▶ [TASK DETAILS]:
Set the data down again, exactly as it reads, but without the pictures.

▶ [GIVEN MATERIAL]:
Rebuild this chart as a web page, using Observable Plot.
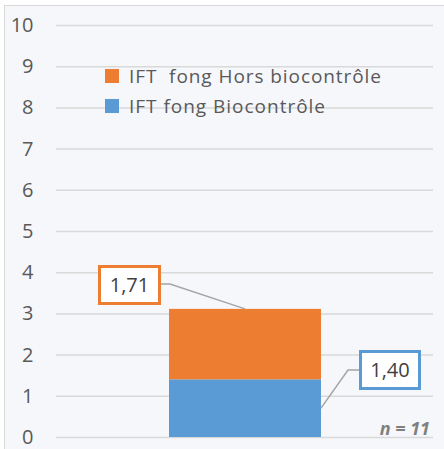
<!DOCTYPE html>
<html><head><meta charset="utf-8">
<script src="https://cdn.jsdelivr.net/npm/d3@7"></script>
<script src="https://cdn.jsdelivr.net/npm/@observablehq/plot@0.6"></script>
<style>
html,body{margin:0;padding:0;background:#fff;}
#wrap{position:relative;width:444px;height:449px;overflow:hidden;}
svg{display:block;}
</style>
</head><body><div id="wrap"></div>
<script>
const categories = ["Tous"];
const seriesNames = ["IFT fong Biocontrôle", "IFT  fong Hors biocontrôle"];
const biocontrole = [1.40];
const horsBiocontrole = [1.71];
const yTicks = [0,1,2,3,4,5,6,7,8,9,10];
const valueLabels = ["1,40", "1,71"];
const sampleNote = "n = 11";
const colors = ["#5B9BD5", "#ED7D31"];

const rows = [];
categories.forEach((c, i) => {
  rows.push({cat: c, serie: seriesNames[0], v: biocontrole[i], label: valueLabels[0]});
  rows.push({cat: c, serie: seriesNames[1], v: horsBiocontrole[i], label: valueLabels[1]});
});

const font = "'Open Sans', 'DejaVu Sans', sans-serif";

const plot = Plot.plot({
  width: 444, height: 449,
  marginLeft: 56, marginRight: 11, marginTop: 25, marginBottom: 12,
  style: {background: "transparent", fontFamily: font},
  x: {domain: categories, padding: 0.4253, axis: null},
  y: {domain: [0, 10], ticks: yTicks, label: null},
  color: {domain: seriesNames, range: colors},
  marks: [
    Plot.ruleY(yTicks, {stroke: "#d9d9d9", strokeWidth: 1.5}),
    Plot.axisY(yTicks, {tickSize: 0, tickPadding: 23, fontSize: 20, fill: "#595959", label: null}),
    Plot.barY(rows, Plot.stackY({x: "cat", y: "v", fill: "serie", order: seriesNames})),
  ]
});

const wrap = document.getElementById("wrap");
d3.select(wrap).append("div")
  .style("position","absolute").style("left","4px").style("top","5px")
  .style("width","460px").style("height","460px")
  .style("background","#f5f7fb").style("border","1.5px solid #d9d9d9");
wrap.appendChild(plot);
d3.select(plot).style("position","absolute").style("left","0").style("top","0");

const sx = plot.scale("x"), sy = plot.scale("y");
const svg = d3.select(plot);
const g = svg.append("g").attr("text-anchor","start");
const bw = sx.bandwidth;
const left = sx.apply(categories[0]), right = left + bw;
const cx = left + bw / 2;

// Callout for hors biocontrole (top of orange segment)
const topVal = biocontrole[0] + horsBiocontrole[0];
const boxO = {x: 98, y: 265, w: 63, h: 40};
const midO = boxO.y + boxO.h / 2 - 1;
g.append("polyline").attr("points", `${boxO.x+boxO.w},${midO} ${left+1},${midO} ${cx},${sy.apply(topVal)}`)
  .attr("fill","none").attr("stroke","#a5a5a5").attr("stroke-width",1.5);
g.append("rect").attr("x",boxO.x+1.5).attr("y",boxO.y+1.5).attr("width",boxO.w-3).attr("height",boxO.h-3)
  .attr("fill","#fff").attr("stroke",colors[1]).attr("stroke-width",3);
g.append("text").attr("x",boxO.x+boxO.w/2).attr("y",midO+1).attr("dy","0.35em").attr("text-anchor","middle")
  .attr("font-size",20).attr("font-family",font).attr("fill","#404040").text(valueLabels[1]);

// Callout for biocontrole
const boxB = {x: 359, y: 350, w: 62, h: 40};
const midB = boxB.y + boxB.h / 2;
g.append("polyline").attr("points", `${boxB.x},${midB} ${boxB.x-11},${midB} ${right},${sy.apply(0.7)}`)
  .attr("fill","none").attr("stroke","#a5a5a5").attr("stroke-width",1.5);
g.append("rect").attr("x",boxB.x+1.5).attr("y",boxB.y+1.5).attr("width",boxB.w-3).attr("height",boxB.h-3)
  .attr("fill","#fff").attr("stroke",colors[0]).attr("stroke-width",3);
g.append("text").attr("x",boxB.x+boxB.w/2).attr("y",midB).attr("dy","0.35em").attr("text-anchor","middle")
  .attr("font-size",20).attr("font-family",font).attr("fill","#404040").text(valueLabels[0]);

// n = 11
g.append("text").attr("x",430).attr("y",sy.apply(0)-2).attr("text-anchor","end")
  .attr("font-size",18).attr("font-weight","bold").attr("font-style","italic")
  .attr("font-family",font).attr("fill","#7f7f7f").text(sampleNote);

// legend
const legendItems = [seriesNames[1], seriesNames[0]];
const legendWidths = [252, 196];
legendItems.forEach((name, i) => {
  const yc = 76 + i * 30;
  g.append("rect").attr("x",105).attr("y",yc-7).attr("width",14).attr("height",14)
    .attr("fill", colors[seriesNames.indexOf(name)]);
  g.append("text").attr("x",129).attr("y",yc).attr("dy","0.35em").attr("text-anchor","start")
    .attr("font-size",19).attr("font-family",font).attr("fill","#595959")
    .attr("textLength", legendWidths[i]).attr("lengthAdjust","spacing")
    .style("white-space","pre").text(name);
});
</script>
</body></html>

▶ [EXERCISE OUTPUT]:
Rebuild this chart as a web page, using Observable Plot.
<!DOCTYPE html>
<html><head><meta charset="utf-8">
<script src="https://cdn.jsdelivr.net/npm/d3@7"></script>
<script src="https://cdn.jsdelivr.net/npm/@observablehq/plot@0.6"></script>
<style>
html,body{margin:0;padding:0;background:#fff;}
#wrap{position:relative;width:444px;height:449px;overflow:hidden;}
svg{display:block;}
</style>
</head><body><div id="wrap"></div>
<script>
const categories = ["Tous"];
const seriesNames = ["IFT fong Biocontrôle", "IFT  fong Hors biocontrôle"];
const biocontrole = [1.40];
const horsBiocontrole = [1.71];
const yTicks = [0,1,2,3,4,5,6,7,8,9,10];
const valueLabels = ["1,40", "1,71"];
const sampleNote = "n = 11";
const colors = ["#5B9BD5", "#ED7D31"];

const rows = [];
categories.forEach((c, i) => {
  rows.push({cat: c, serie: seriesNames[0], v: biocontrole[i], label: valueLabels[0]});
  rows.push({cat: c, serie: seriesNames[1], v: horsBiocontrole[i], label: valueLabels[1]});
});

const font = "'Open Sans', 'DejaVu Sans', sans-serif";

const plot = Plot.plot({
  width: 444, height: 449,
  marginLeft: 56, marginRight: 11, marginTop: 25, marginBottom: 12,
  style: {background: "transparent", fontFamily: font},
  x: {domain: categories, padding: 0.4253, axis: null},
  y: {domain: [0, 10], ticks: yTicks, label: null},
  color: {domain: seriesNames, range: colors},
  marks: [
    Plot.ruleY(yTicks, {stroke: "#d9d9d9", strokeWidth: 1.5}),
    Plot.axisY(yTicks, {tickSize: 0, tickPadding: 23, fontSize: 20, fill: "#595959", label: null}),
    Plot.barY(rows, Plot.stackY({x: "cat", y: "v", fill: "serie", order: seriesNames})),
  ]
});

const wrap = document.getElementById("wrap");
d3.select(wrap).append("div")
  .style("position","absolute").style("left","4px").style("top","5px")
  .style("width","460px").style("height","460px")
  .style("background","#f5f7fb").style("border","1.5px solid #d9d9d9");
wrap.appendChild(plot);
d3.select(plot).style("position","absolute").style("left","0").style("top","0");

const sx = plot.scale("x"), sy = plot.scale("y");
const svg = d3.select(plot);
const g = svg.append("g").attr("text-anchor","start");
const bw = sx.bandwidth;
const left = sx.apply(categories[0]), right = left + bw;
const cx = left + bw / 2;

// Callout for hors biocontrole (top of orange segment)
const topVal = biocontrole[0] + horsBiocontrole[0];
const boxO = {x: 98, y: 265, w: 63, h: 40};
const midO = boxO.y + boxO.h / 2 - 1;
g.append("polyline").attr("points", `${boxO.x+boxO.w},${midO} ${left+1},${midO} ${cx},${sy.apply(topVal)}`)
  .attr("fill","none").attr("stroke","#a5a5a5").attr("stroke-width",1.5);
g.append("rect").attr("x",boxO.x+1.5).attr("y",boxO.y+1.5).attr("width",boxO.w-3).attr("height",boxO.h-3)
  .attr("fill","#fff").attr("stroke",colors[1]).attr("stroke-width",3);
g.append("text").attr("x",boxO.x+boxO.w/2).attr("y",midO+1).attr("dy","0.35em").attr("text-anchor","middle")
  .attr("font-size",20).attr("font-family",font).attr("fill","#404040").text(valueLabels[1]);

// Callout for biocontrole
const boxB = {x: 359, y: 350, w: 62, h: 40};
const midB = boxB.y + boxB.h / 2;
g.append("polyline").attr("points", `${boxB.x},${midB} ${boxB.x-11},${midB} ${right},${sy.apply(0.7)}`)
  .attr("fill","none").attr("stroke","#a5a5a5").attr("stroke-width",1.5);
g.append("rect").attr("x",boxB.x+1.5).attr("y",boxB.y+1.5).attr("width",boxB.w-3).attr("height",boxB.h-3)
  .attr("fill","#fff").attr("stroke",colors[0]).attr("stroke-width",3);
g.append("text").attr("x",boxB.x+boxB.w/2).attr("y",midB).attr("dy","0.35em").attr("text-anchor","middle")
  .attr("font-size",20).attr("font-family",font).attr("fill","#404040").text(valueLabels[0]);

// n = 11
g.append("text").attr("x",430).attr("y",sy.apply(0)-2).attr("text-anchor","end")
  .attr("font-size",18).attr("font-weight","bold").attr("font-style","italic")
  .attr("font-family",font).attr("fill","#7f7f7f").text(sampleNote);

// legend
const legendItems = [seriesNames[1], seriesNames[0]];
const legendWidths = [252, 196];
legendItems.forEach((name, i) => {
  const yc = 76 + i * 30;
  g.append("rect").attr("x",105).attr("y",yc-7).attr("width",14).attr("height",14)
    .attr("fill", colors[seriesNames.indexOf(name)]);
  g.append("text").attr("x",129).attr("y",yc).attr("dy","0.35em").attr("text-anchor","start")
    .attr("font-size",19).attr("font-family",font).attr("fill","#595959")
    .attr("textLength", legendWidths[i]).attr("lengthAdjust","spacing")
    .style("white-space","pre").text(name);
});
</script>
</body></html>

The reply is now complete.